Engineering Manager with 10+ years of experience in Software Development. Passionate about AI, data, and fascinated by all things tech
Built my first (terrible) website at 12 and quickly realized front-end development wasn’t for me. After a brief hiatus from web design, I explored hardware and robotics programming during college, but ultimately discovered my true passion in data and AI—and I haven’t looked back since.
- 🌍 I'm based in São Paulo - BR
- ✉️ You can contact me at https://www.linkedin.com/in/arthur-marcal/
- 🎓 MSc in Artificial Intelligence applied to NLP - University of São Paulo (USP)
- 🚀 I'm currently working on Gabriel Money
- 🧠 I'm currently diving into 🦀 Rust Programming to push the boundaries of Serverless technologies.
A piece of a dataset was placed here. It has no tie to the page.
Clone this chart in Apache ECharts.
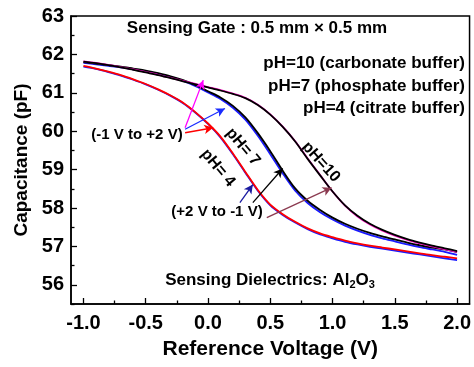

Some might say that I have a crush on functions.
- 🤖 Also, I’ve been exploring multi-agent systems to create automations that simulate collaborative tasks. I enjoy experimenting with frameworks like CrewAI to build workflows where agents interact dynamically to achieve complex objectives
-
📱 Banking Mobile App (2024)
Led the development of a financial mobile app for a Atlanta(US)-based startup, launching it from scratch in just 6 months. The app achieved thousands of downloads and users within its first year. -
🔧 Auto-Parts Catalog Data Pipeline (2023)
Led the first successful project at a San Francisco(US)-based startup by designing and building a data pipeline to normalize sparse data from hundreds of auto-parts manufacturer catalogs. This solution significantly reduced e-commerce customer return rates, improving overall product accuracy and users satisfaction. -
🏦 Fintech Data Strategy (2022)
Managed the data strategy and roadmap at a fintech and real estate startup, driving the company’s growth from early stages to Series A, scaling from 10s to 100s employees. Led key initiatives in Data Science, Data Engineering, BI, and RPA, designing scalable data pipelines and integrating new technologies to support rapid expansion.
Here are a few GitHub projects that highlight my skills and experience:
- Fully Automated Infrastructure and Deploy for ETL Serverless Application
A data engineering project originally built in February 2022 to demonstrate my ability to create scalable data pipelines using AWS services. The project integrates AWS Lambda, AWS RDS, and AWS Wrangler for data ingestion and processing. It also includes automation through Terraform and Makefile to manage the infrastructure and dependencies. Recently, I revisited the project to enhance the deployment process and improve the code organization based on new insights and best practices I've gained. - ReadMeGenie CrewAI
This project leverages the CrewAI framework to build a multi-agent system that reads a GitHub repository, interprets the content of its files, and generates a detailed README.md file automatically.
-
PDF Quality Classifier
A PDF classification tool that provides a simple GUI for reviewing and labeling PDFs as "Good" or "Bad." Users can navigate through documents, classify them, and export the results to a CSV file. Beyond manual classification, the tool serves as a valuable resource for building labeled datasets, which can be used for training machine learning models. Additionally, it can be distributed as a standalone Windows executable for easy sharing with non-technical users. The source code can also be easily modified to support new labels or categories beyond "Good" or "Bad," allowing users to adapt it for various classification needs. -
PDF Pre-Processing Before OCR
This project demonstrates how to convert PDF files to images and apply preprocessing techniques to optimize them for OCR. Using OpenCV, the process includes grayscale conversion, noise removal (via dilation and erosion), Gaussian blurring, and binarization. This ensures better accuracy for OCR engines like Tesseract, making it a crucial step in text recognition workflows.